**TASK PROMPT:**
Restate the entire listing word for word.
-------- DATASET EXCERPT --------
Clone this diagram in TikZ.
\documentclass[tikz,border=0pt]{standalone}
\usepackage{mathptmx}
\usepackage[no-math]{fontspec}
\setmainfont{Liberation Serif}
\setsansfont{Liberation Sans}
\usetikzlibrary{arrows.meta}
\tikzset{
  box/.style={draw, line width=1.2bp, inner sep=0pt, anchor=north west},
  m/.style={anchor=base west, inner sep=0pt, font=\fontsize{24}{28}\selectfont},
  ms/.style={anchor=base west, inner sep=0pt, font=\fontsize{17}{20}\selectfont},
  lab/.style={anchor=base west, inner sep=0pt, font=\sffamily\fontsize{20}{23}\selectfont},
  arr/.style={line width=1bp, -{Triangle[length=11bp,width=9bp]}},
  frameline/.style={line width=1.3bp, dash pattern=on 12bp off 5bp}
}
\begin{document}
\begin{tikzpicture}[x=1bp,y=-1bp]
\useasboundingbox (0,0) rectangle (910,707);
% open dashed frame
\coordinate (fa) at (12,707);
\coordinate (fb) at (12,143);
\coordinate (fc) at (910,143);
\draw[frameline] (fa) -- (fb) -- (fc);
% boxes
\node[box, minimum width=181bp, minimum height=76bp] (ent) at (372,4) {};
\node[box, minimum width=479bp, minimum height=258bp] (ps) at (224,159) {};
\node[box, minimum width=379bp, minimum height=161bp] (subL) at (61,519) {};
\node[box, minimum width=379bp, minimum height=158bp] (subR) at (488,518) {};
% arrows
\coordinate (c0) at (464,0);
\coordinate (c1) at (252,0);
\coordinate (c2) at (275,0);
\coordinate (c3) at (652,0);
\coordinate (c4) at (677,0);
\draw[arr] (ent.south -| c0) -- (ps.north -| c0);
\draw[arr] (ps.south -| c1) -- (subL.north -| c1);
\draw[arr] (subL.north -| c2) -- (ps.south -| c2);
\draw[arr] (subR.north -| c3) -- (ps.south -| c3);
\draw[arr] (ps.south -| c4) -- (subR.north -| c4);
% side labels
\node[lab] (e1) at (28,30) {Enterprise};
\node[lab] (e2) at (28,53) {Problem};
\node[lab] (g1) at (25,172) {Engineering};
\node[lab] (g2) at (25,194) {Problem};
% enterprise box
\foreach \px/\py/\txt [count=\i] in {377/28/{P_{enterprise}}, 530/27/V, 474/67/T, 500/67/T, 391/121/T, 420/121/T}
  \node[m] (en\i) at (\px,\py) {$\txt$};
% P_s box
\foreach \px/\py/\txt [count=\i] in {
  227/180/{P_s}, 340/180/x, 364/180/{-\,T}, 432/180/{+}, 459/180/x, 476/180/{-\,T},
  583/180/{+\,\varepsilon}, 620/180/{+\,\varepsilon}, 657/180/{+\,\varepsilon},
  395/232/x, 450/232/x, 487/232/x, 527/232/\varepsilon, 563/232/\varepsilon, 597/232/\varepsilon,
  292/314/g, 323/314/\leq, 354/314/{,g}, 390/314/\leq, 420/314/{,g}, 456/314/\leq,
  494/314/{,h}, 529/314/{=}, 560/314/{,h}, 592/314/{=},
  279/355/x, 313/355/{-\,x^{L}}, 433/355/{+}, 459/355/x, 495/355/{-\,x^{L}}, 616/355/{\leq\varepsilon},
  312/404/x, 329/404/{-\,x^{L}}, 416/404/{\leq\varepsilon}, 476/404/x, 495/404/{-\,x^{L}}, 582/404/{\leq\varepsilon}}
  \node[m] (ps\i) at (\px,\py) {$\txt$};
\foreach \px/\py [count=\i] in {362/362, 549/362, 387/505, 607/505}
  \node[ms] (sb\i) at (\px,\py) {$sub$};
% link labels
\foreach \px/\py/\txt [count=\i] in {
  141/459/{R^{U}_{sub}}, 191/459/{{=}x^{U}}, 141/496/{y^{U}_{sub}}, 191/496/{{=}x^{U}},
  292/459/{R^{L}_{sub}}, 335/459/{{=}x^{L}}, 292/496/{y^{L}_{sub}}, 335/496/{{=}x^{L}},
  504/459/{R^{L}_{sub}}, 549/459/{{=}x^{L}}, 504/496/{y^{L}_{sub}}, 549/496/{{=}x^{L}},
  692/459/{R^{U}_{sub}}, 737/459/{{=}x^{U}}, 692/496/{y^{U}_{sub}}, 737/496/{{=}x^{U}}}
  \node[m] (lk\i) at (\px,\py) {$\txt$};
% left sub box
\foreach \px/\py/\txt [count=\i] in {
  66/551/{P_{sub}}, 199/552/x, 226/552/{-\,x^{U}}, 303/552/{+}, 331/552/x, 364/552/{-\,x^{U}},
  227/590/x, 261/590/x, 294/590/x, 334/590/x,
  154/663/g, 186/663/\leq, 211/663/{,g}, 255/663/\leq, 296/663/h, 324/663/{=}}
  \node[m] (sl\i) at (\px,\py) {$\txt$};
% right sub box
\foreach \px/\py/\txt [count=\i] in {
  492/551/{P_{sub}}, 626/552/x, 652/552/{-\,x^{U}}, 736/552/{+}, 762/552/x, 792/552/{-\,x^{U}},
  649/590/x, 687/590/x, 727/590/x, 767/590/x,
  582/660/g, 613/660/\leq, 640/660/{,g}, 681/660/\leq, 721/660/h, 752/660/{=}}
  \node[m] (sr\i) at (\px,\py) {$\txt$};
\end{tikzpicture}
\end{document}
--------
**THE COMPLETED TASK:**
Clone this diagram in TikZ.
\documentclass[tikz,border=0pt]{standalone}
\usepackage{mathptmx}
\usepackage[no-math]{fontspec}
\setmainfont{Liberation Serif}
\setsansfont{Liberation Sans}
\usetikzlibrary{arrows.meta}
\tikzset{
  box/.style={draw, line width=1.2bp, inner sep=0pt, anchor=north west},
  m/.style={anchor=base west, inner sep=0pt, font=\fontsize{24}{28}\selectfont},
  ms/.style={anchor=base west, inner sep=0pt, font=\fontsize{17}{20}\selectfont},
  lab/.style={anchor=base west, inner sep=0pt, font=\sffamily\fontsize{20}{23}\selectfont},
  arr/.style={line width=1bp, -{Triangle[length=11bp,width=9bp]}},
  frameline/.style={line width=1.3bp, dash pattern=on 12bp off 5bp}
}
\begin{document}
\begin{tikzpicture}[x=1bp,y=-1bp]
\useasboundingbox (0,0) rectangle (910,707);
% open dashed frame
\coordinate (fa) at (12,707);
\coordinate (fb) at (12,143);
\coordinate (fc) at (910,143);
\draw[frameline] (fa) -- (fb) -- (fc);
% boxes
\node[box, minimum width=181bp, minimum height=76bp] (ent) at (372,4) {};
\node[box, minimum width=479bp, minimum height=258bp] (ps) at (224,159) {};
\node[box, minimum width=379bp, minimum height=161bp] (subL) at (61,519) {};
\node[box, minimum width=379bp, minimum height=158bp] (subR) at (488,518) {};
% arrows
\coordinate (c0) at (464,0);
\coordinate (c1) at (252,0);
\coordinate (c2) at (275,0);
\coordinate (c3) at (652,0);
\coordinate (c4) at (677,0);
\draw[arr] (ent.south -| c0) -- (ps.north -| c0);
\draw[arr] (ps.south -| c1) -- (subL.north -| c1);
\draw[arr] (subL.north -| c2) -- (ps.south -| c2);
\draw[arr] (subR.north -| c3) -- (ps.south -| c3);
\draw[arr] (ps.south -| c4) -- (subR.north -| c4);
% side labels
\node[lab] (e1) at (28,30) {Enterprise};
\node[lab] (e2) at (28,53) {Problem};
\node[lab] (g1) at (25,172) {Engineering};
\node[lab] (g2) at (25,194) {Problem};
% enterprise box
\foreach \px/\py/\txt [count=\i] in {377/28/{P_{enterprise}}, 530/27/V, 474/67/T, 500/67/T, 391/121/T, 420/121/T}
  \node[m] (en\i) at (\px,\py) {$\txt$};
% P_s box
\foreach \px/\py/\txt [count=\i] in {
  227/180/{P_s}, 340/180/x, 364/180/{-\,T}, 432/180/{+}, 459/180/x, 476/180/{-\,T},
  583/180/{+\,\varepsilon}, 620/180/{+\,\varepsilon}, 657/180/{+\,\varepsilon},
  395/232/x, 450/232/x, 487/232/x, 527/232/\varepsilon, 563/232/\varepsilon, 597/232/\varepsilon,
  292/314/g, 323/314/\leq, 354/314/{,g}, 390/314/\leq, 420/314/{,g}, 456/314/\leq,
  494/314/{,h}, 529/314/{=}, 560/314/{,h}, 592/314/{=},
  279/355/x, 313/355/{-\,x^{L}}, 433/355/{+}, 459/355/x, 495/355/{-\,x^{L}}, 616/355/{\leq\varepsilon},
  312/404/x, 329/404/{-\,x^{L}}, 416/404/{\leq\varepsilon}, 476/404/x, 495/404/{-\,x^{L}}, 582/404/{\leq\varepsilon}}
  \node[m] (ps\i) at (\px,\py) {$\txt$};
\foreach \px/\py [count=\i] in {362/362, 549/362, 387/505, 607/505}
  \node[ms] (sb\i) at (\px,\py) {$sub$};
% link labels
\foreach \px/\py/\txt [count=\i] in {
  141/459/{R^{U}_{sub}}, 191/459/{{=}x^{U}}, 141/496/{y^{U}_{sub}}, 191/496/{{=}x^{U}},
  292/459/{R^{L}_{sub}}, 335/459/{{=}x^{L}}, 292/496/{y^{L}_{sub}}, 335/496/{{=}x^{L}},
  504/459/{R^{L}_{sub}}, 549/459/{{=}x^{L}}, 504/496/{y^{L}_{sub}}, 549/496/{{=}x^{L}},
  692/459/{R^{U}_{sub}}, 737/459/{{=}x^{U}}, 692/496/{y^{U}_{sub}}, 737/496/{{=}x^{U}}}
  \node[m] (lk\i) at (\px,\py) {$\txt$};
% left sub box
\foreach \px/\py/\txt [count=\i] in {
  66/551/{P_{sub}}, 199/552/x, 226/552/{-\,x^{U}}, 303/552/{+}, 331/552/x, 364/552/{-\,x^{U}},
  227/590/x, 261/590/x, 294/590/x, 334/590/x,
  154/663/g, 186/663/\leq, 211/663/{,g}, 255/663/\leq, 296/663/h, 324/663/{=}}
  \node[m] (sl\i) at (\px,\py) {$\txt$};
% right sub box
\foreach \px/\py/\txt [count=\i] in {
  492/551/{P_{sub}}, 626/552/x, 652/552/{-\,x^{U}}, 736/552/{+}, 762/552/x, 792/552/{-\,x^{U}},
  649/590/x, 687/590/x, 727/590/x, 767/590/x,
  582/660/g, 613/660/\leq, 640/660/{,g}, 681/660/\leq, 721/660/h, 752/660/{=}}
  \node[m] (sr\i) at (\px,\py) {$\txt$};
\end{tikzpicture}
\end{document}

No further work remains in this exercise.